Ces « réparations » urgentes visent à ce que notre pays puisse continuer à construire des droits et à les protéger, tous les droits légaux de toutes celles et ceux qui vivent sur son sol et respectent ses règles et son intégrité, quelles que soient leur origine, leur culture, leur religion. C’est à cela aussi que travaillaient les créateurs précieux qui ont été exécutés à Charlie Hebdo, en dénonçant sans relâche et sans peur les indignités de notre société (et leurs coupables) : abus de pouvoir, sectarisme, bêtise, racisme, inégalités, exploitation, exclusions, etc.

 

Cabu, Wolinski, Tignous, Charb, Honoré étaient tous notoirement solidaires des déshérités, des défavorisés, des minorités, des jeunes des quartiers — où certains d’entre eux se rendaient pour dessiner dans les écoles.

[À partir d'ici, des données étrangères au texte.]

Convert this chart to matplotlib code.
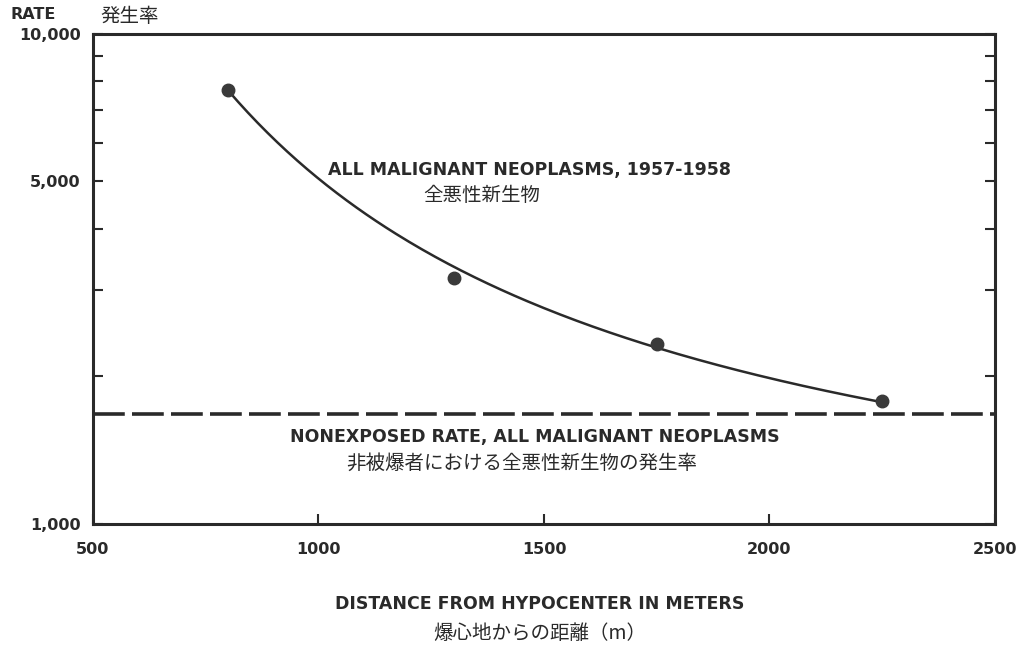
import numpy as np
import matplotlib
matplotlib.use('Agg')
import matplotlib.pyplot as plt
from matplotlib.ticker import FixedLocator, NullFormatter

plt.rcParams['font.family'] = ['DejaVu Sans', 'Noto Sans CJK JP']

# data
distance = [800, 1300, 1750, 2250]
rate = [7700, 3180, 2330, 1780]
nonexposed_rate = 1675

# the drawn smooth curve, read at a few places (it does not pass through every dot)
curve_distance = [800, 960, 1180, 1300, 1400, 1750, 1850, 2250]
curve_rate = [7690, 5420, 3800, 3380, 3080, 2290, 2130, 1775]

x_ticks = [500, 1000, 1500, 2000, 2500]
y_major = [1000, 5000, 10000]
y_major_labels = ['1,000', '5,000', '10,000']
y_minor = [2000, 3000, 4000, 6000, 7000, 8000, 9000]

ink = '#2a2a2a'

fig = plt.figure(figsize=(10.25, 6.45), dpi=100)
ax = fig.add_axes([0.0907, 0.1876, 0.88, 0.7597])
ax.set_yscale('log')
ax.set_xlim(500, 2500)
ax.set_ylim(1000, 10000)

# smooth curve: log(rate) fitted against 1/distance
coef = np.polyfit(1.0 / np.array(curve_distance), np.log10(curve_rate), 2)
xs = np.linspace(curve_distance[0], curve_distance[-1], 200)
ax.plot(xs, 10 ** np.polyval(coef, 1.0 / xs), color=ink, lw=1.8)
ax.plot(distance, rate, 'o', color='#3a3a3a', ms=9)

ax.axhline(nonexposed_rate, color=ink, lw=2.6, dashes=(8.8, 2.0))

for s in ax.spines.values():
    s.set_linewidth(2.2)
    s.set_color(ink)

ax.xaxis.set_major_locator(FixedLocator(x_ticks))
ax.set_xticklabels([str(v) for v in x_ticks])
ax.yaxis.set_major_locator(FixedLocator(y_major))
ax.set_yticklabels(y_major_labels)
ax.yaxis.set_minor_locator(FixedLocator(y_minor))
ax.yaxis.set_minor_formatter(NullFormatter())
ax.tick_params(axis='both', which='both', direction='in', color=ink, width=1.5,
               labelsize=11.5, labelcolor=ink)
ax.tick_params(axis='y', which='both', right=True, length=7, pad=9)
ax.tick_params(axis='x', length=7, pad=13)
for lbl in ax.get_xticklabels() + ax.get_yticklabels():
    lbl.set_fontweight('bold')

ax.text(1469, 5280, 'ALL MALIGNANT NEOPLASMS, 1957-1958', ha='center', va='center',
        fontsize=12.5, fontweight='bold', color=ink)
ax.text(1362, 4690, '全悪性新生物', ha='center', va='center', fontsize=14,
        color=ink, family=['Noto Sans CJK JP'])
ax.text(1480, 1505, 'NONEXPOSED RATE, ALL MALIGNANT NEOPLASMS', ha='center', va='center',
        fontsize=12.5, fontweight='bold', color=ink)
ax.text(1450, 1332, '非被爆者における全悪性新生物の発生率', ha='center', va='center',
        fontsize=14, color=ink, family=['Noto Sans CJK JP'])

fig.text(0.01, 0.978, 'RATE', ha='left', va='center', fontsize=11.5,
         fontweight='bold', color=ink)
fig.text(0.098, 0.975, '発生率', ha='left', va='center', fontsize=14,
         color=ink, family=['Noto Sans CJK JP'])

fig.text(0.527, 0.063, 'DISTANCE FROM HYPOCENTER IN METERS', ha='center', va='center',
         fontsize=12.5, fontweight='bold', color=ink)
fig.text(0.527, 0.018, '爆心地からの距離（m）', ha='center', va='center',
         fontsize=14, color=ink, family=['Noto Sans CJK JP'])

fig.savefig('out.png', dpi=100, facecolor='white')
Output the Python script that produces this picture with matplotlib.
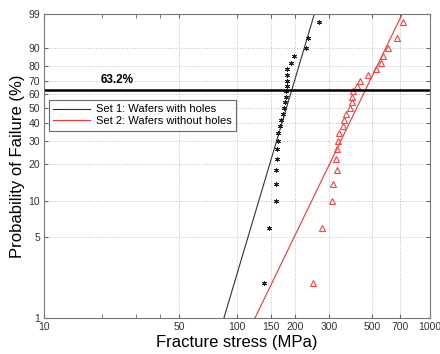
import numpy as np
import matplotlib
matplotlib.use('Agg')
import matplotlib.pyplot as plt
from matplotlib.ticker import FixedLocator, FixedFormatter, NullFormatter

# ---- data ----
prob_levels = [2, 6, 10, 14, 18, 22, 26, 30, 34, 38, 42, 46, 50,
               54, 58, 62, 66, 70, 74, 78, 82, 86, 90, 94, 98]
set1_stress = [138.5, 147.1, 158.7, 159.3, 159.3, 160.6, 160.6, 162.5, 163.7,
               167.0, 169.6, 172.5, 175.8, 177.3, 178.8, 180.0, 180.9, 180.9,
               181.5, 181.5, 189.8, 196.7, 227.9, 233.4, 267.0]
set2_stress = [246.7, 276.7, 309.6, 313.3, 328.6, 327.0, 328.6, 334.9, 337.7,
               352.9, 358.4, 365.8, 385.1, 393.0, 395.8, 399.1, 420.2, 433.9,
               475.6, 523.2, 557.4, 572.8, 603.7, 672.2, 722.0]
fit_prob = [1, 99]
set1_fit_stress = [85.6, 252.0]
set2_fit_stress = [124.0, 719.0]
char_prob = 63.2
x_ticks = [10, 50, 100, 150, 200, 300, 500, 700, 1000]
x_minor = [20, 30, 40]
y_ticks = [1, 5, 10, 20, 30, 40, 50, 60, 70, 80, 90, 99]
labels = ['Set 1: Wafers with holes', 'Set 2: Wafers without holes']

plt.rcParams['font.family'] = ['Liberation Sans', 'DejaVu Sans']


def fwd(p):
    p = np.clip(np.asarray(p, dtype=float), 1e-6, 100 - 1e-6)
    return np.log(-np.log(1 - p / 100.0))


def inv(y):
    return 100.0 * (1 - np.exp(-np.exp(np.asarray(y, dtype=float))))


fig = plt.figure(figsize=(4.4, 3.54), dpi=100)
ax = fig.add_axes([0.1, 0.1017, 0.877, 0.8588])
ax.set_xscale('log')
ax.set_yscale('function', functions=(fwd, inv))
ax.set_xlim(10, 1000)
ax.set_ylim(1, 99)

ax.xaxis.set_major_locator(FixedLocator(x_ticks))
ax.xaxis.set_major_formatter(FixedFormatter([str(v) for v in x_ticks]))
ax.xaxis.set_minor_locator(FixedLocator(x_minor))
ax.xaxis.set_minor_formatter(NullFormatter())
ax.yaxis.set_major_locator(FixedLocator(y_ticks))
ax.yaxis.set_major_formatter(FixedFormatter([str(v) for v in y_ticks]))
ax.yaxis.set_minor_locator(FixedLocator([]))

ax.grid(True, which='major', linestyle=':', color='#c0c0c0', linewidth=0.7)
ax.tick_params(which='both', direction='in', top=True, right=True,
               labelsize=7.5, labelcolor='#333333', color='#666666', length=3, pad=3)
for s in ax.spines.values():
    s.set_color('#777777')
    s.set_linewidth(0.8)

ax.plot(set1_fit_stress, fit_prob, color='#333333', lw=0.8, label=labels[0])
ax.plot(set2_fit_stress, fit_prob, color='#ff3030', lw=0.8, label=labels[1])
ax.plot(set1_stress, prob_levels, linestyle='none', marker=(6, 2, 0),
        markersize=3.5, color='#222222', markeredgewidth=0.7)
ax.plot(set2_stress, prob_levels, linestyle='none', marker='^',
        markersize=5, markerfacecolor='none', markeredgecolor='#ff4040',
        markeredgewidth=0.8)

ax.axhline(char_prob, color='black', lw=1.8)
ax.annotate('63.2%', xy=(24, char_prob), xytext=(0, 2.5), textcoords='offset points',
            ha='center', va='bottom', fontsize=8.5, fontweight='bold')

leg = ax.legend(loc='upper left', bbox_to_anchor=(0.013, 0.717), borderaxespad=0,
                fontsize=8, frameon=True, fancybox=False, edgecolor='#444444',
                handlelength=3.3, handletextpad=0.5, labelspacing=0.15,
                borderpad=0.4)
leg.get_frame().set_linewidth(0.8)

ax.set_xlabel('Fracture stress (MPa)', fontsize=12, labelpad=2)
ax.set_ylabel('Probability of Failure (%)', fontsize=12, labelpad=2)

fig.savefig('out.png', dpi=100)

La réunion de rédaction qui se tenait le jour de leur assassinat collectif était justement consacrée au racisme et aux façons de le combattre ! Charlie = liberté d’expression : dent dure, irrévérence et impertinence, mais Charlie = fraternité : cœur tendre, compassion pour la souffrance, parti pris des opprimés, du multiculturel, du pluriel.

 

Ils nous ont appris à réfléchir, à désacraliser, à nous indigner, à rire de tout, et ont revisité avec nous depuis les années 60 quelques valeurs universelles, dont l’esprit critique, l’indépendance de pensée et la laïcité. Ils sont morts debout, mobilisés. En leur mémoire, avec leurs confrères, avec tous ceux qui exercent intelligence, discernement, émotion du cœur (et non de la tripe comme trop de medias ou de politiques flattant les bas instincts du public et de l’électeur !), érigeons-nous plus que jamais en guetteurs, pour veiller sur les droits de tous : musulmans, juifs, chrétiens, bouddhistes, et autres, athées, libres-penseurs, agnostiques, mais aussi Roms, homosexuels, communistes, anars, SDF, migrants, « sans-papiers », réfugiés, chômeurs, RSsistes, et chacun de celles et ceux qui pourraient être menacés ou stigmatisés au prétexte de leur différence, vous et nous les premiers !

 

 Marie Virolle, responsable de la revue Algérie / Littérature Action, vice-présidente de l’ARP (Association des Revues Plurielles).